Starting at the first line of the data, please print exactly those lines through the one that holds "94.3, 94.15]", omitting every picture.
# START OF Provided data
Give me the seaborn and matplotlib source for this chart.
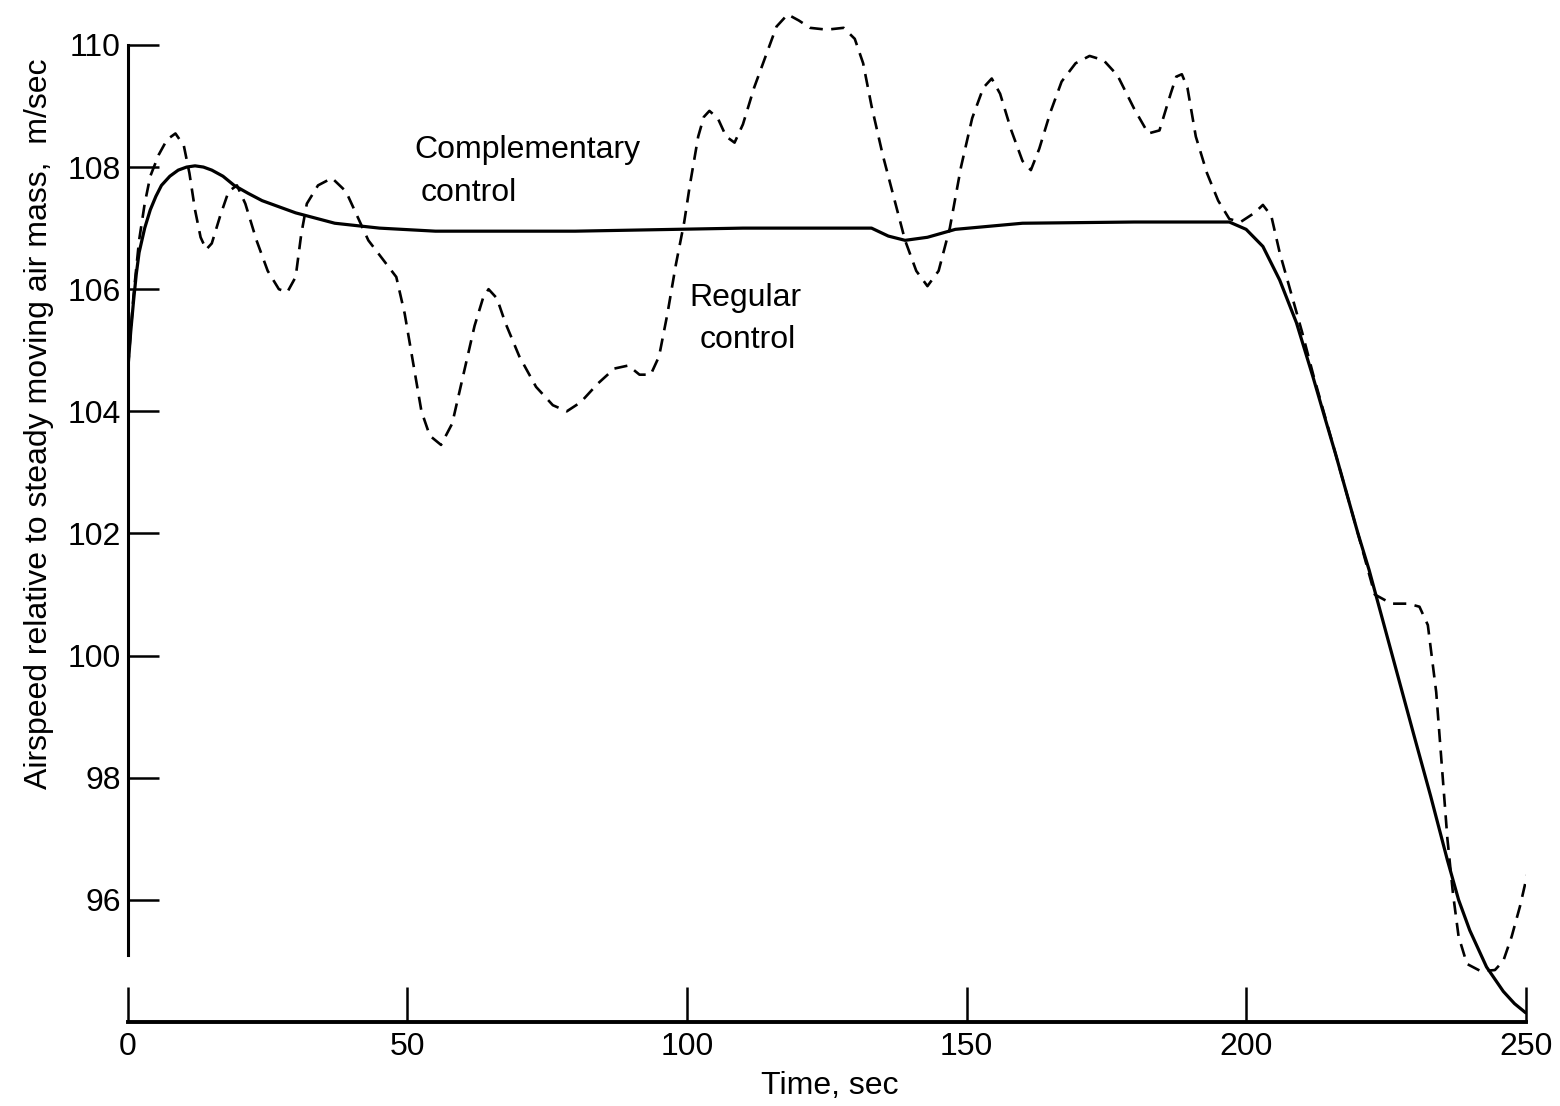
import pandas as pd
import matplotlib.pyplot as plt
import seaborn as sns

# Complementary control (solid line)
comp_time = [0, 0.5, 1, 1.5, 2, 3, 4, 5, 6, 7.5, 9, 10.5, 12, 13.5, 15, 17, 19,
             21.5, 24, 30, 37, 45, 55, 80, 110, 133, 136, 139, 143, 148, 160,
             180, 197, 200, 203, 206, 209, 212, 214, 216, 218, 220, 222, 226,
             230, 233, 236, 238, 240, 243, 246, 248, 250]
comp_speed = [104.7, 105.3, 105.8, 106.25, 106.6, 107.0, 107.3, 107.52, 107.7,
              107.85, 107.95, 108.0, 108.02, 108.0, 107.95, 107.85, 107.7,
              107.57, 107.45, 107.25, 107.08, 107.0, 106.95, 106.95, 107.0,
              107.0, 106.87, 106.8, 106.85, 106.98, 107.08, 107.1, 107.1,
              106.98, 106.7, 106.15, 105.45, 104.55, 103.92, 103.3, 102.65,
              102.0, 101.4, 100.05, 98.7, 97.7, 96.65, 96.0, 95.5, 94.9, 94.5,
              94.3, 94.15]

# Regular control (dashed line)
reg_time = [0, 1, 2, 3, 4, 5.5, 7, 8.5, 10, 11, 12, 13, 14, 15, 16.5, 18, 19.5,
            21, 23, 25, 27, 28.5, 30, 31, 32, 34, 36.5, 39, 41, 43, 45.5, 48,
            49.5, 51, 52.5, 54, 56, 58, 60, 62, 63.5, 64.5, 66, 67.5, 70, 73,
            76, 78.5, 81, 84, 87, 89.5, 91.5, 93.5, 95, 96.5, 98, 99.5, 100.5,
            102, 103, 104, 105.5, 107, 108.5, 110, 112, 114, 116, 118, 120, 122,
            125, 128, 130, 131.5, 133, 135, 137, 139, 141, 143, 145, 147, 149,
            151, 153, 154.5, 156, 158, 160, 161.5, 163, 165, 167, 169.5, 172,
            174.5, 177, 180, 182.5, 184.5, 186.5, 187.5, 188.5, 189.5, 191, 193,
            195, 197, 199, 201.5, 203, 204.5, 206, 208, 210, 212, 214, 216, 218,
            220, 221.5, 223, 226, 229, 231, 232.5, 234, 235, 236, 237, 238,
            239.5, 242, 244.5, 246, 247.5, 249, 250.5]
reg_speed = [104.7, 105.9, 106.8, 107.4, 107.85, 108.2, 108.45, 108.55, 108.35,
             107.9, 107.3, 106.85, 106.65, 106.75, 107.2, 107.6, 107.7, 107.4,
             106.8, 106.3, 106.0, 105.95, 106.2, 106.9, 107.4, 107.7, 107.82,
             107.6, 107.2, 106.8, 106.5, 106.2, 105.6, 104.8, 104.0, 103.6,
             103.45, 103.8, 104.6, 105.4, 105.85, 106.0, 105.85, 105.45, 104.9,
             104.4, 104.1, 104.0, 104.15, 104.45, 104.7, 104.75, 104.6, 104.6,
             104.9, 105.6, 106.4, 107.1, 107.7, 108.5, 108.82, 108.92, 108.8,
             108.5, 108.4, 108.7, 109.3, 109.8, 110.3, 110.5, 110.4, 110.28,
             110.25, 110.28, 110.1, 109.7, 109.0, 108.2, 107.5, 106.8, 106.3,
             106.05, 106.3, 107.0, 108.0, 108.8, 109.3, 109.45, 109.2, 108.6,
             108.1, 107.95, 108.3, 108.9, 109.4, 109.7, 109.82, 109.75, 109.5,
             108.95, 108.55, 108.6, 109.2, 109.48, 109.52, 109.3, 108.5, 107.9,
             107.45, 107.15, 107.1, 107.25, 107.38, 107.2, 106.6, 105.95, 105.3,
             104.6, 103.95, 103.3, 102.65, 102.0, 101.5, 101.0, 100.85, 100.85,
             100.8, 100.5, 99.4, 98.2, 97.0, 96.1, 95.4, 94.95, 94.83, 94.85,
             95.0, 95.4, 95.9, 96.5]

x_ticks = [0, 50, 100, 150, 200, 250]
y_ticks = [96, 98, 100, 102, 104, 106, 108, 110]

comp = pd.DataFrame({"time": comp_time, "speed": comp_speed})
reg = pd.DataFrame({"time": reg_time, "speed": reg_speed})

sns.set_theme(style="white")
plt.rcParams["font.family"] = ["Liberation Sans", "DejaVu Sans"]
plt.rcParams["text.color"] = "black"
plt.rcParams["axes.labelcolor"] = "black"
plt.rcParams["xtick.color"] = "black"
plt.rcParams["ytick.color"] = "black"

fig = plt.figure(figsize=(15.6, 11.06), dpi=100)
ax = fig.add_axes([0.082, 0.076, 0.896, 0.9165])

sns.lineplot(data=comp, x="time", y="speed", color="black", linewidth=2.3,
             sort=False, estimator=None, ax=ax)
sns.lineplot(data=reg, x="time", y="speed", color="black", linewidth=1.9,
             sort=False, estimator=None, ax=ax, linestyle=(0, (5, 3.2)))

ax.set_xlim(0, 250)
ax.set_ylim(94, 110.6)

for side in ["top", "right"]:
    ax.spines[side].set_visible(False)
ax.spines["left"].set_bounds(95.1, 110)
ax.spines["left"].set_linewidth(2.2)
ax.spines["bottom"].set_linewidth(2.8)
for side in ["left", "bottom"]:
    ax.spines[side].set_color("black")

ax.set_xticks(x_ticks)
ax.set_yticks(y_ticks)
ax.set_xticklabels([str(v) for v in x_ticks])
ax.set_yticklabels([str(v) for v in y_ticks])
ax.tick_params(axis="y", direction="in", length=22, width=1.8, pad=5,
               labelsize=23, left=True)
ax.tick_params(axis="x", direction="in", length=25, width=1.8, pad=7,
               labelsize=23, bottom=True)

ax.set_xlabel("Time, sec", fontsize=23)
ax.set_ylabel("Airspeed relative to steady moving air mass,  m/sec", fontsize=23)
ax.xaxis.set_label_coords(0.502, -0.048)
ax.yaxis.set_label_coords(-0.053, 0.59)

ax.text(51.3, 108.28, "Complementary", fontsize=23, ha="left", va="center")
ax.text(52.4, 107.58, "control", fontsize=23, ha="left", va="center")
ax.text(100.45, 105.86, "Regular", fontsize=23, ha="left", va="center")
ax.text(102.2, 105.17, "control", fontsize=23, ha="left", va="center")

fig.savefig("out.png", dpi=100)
# END OF Provided data
* Final answer
Give me the seaborn and matplotlib source for this chart.
import pandas as pd
import matplotlib.pyplot as plt
import seaborn as sns

# Complementary control (solid line)
comp_time = [0, 0.5, 1, 1.5, 2, 3, 4, 5, 6, 7.5, 9, 10.5, 12, 13.5, 15, 17, 19,
             21.5, 24, 30, 37, 45, 55, 80, 110, 133, 136, 139, 143, 148, 160,
             180, 197, 200, 203, 206, 209, 212, 214, 216, 218, 220, 222, 226,
             230, 233, 236, 238, 240, 243, 246, 248, 250]
comp_speed = [104.7, 105.3, 105.8, 106.25, 106.6, 107.0, 107.3, 107.52, 107.7,
              107.85, 107.95, 108.0, 108.02, 108.0, 107.95, 107.85, 107.7,
              107.57, 107.45, 107.25, 107.08, 107.0, 106.95, 106.95, 107.0,
              107.0, 106.87, 106.8, 106.85, 106.98, 107.08, 107.1, 107.1,
              106.98, 106.7, 106.15, 105.45, 104.55, 103.92, 103.3, 102.65,
              102.0, 101.4, 100.05, 98.7, 97.7, 96.65, 96.0, 95.5, 94.9, 94.5,
              94.3, 94.15]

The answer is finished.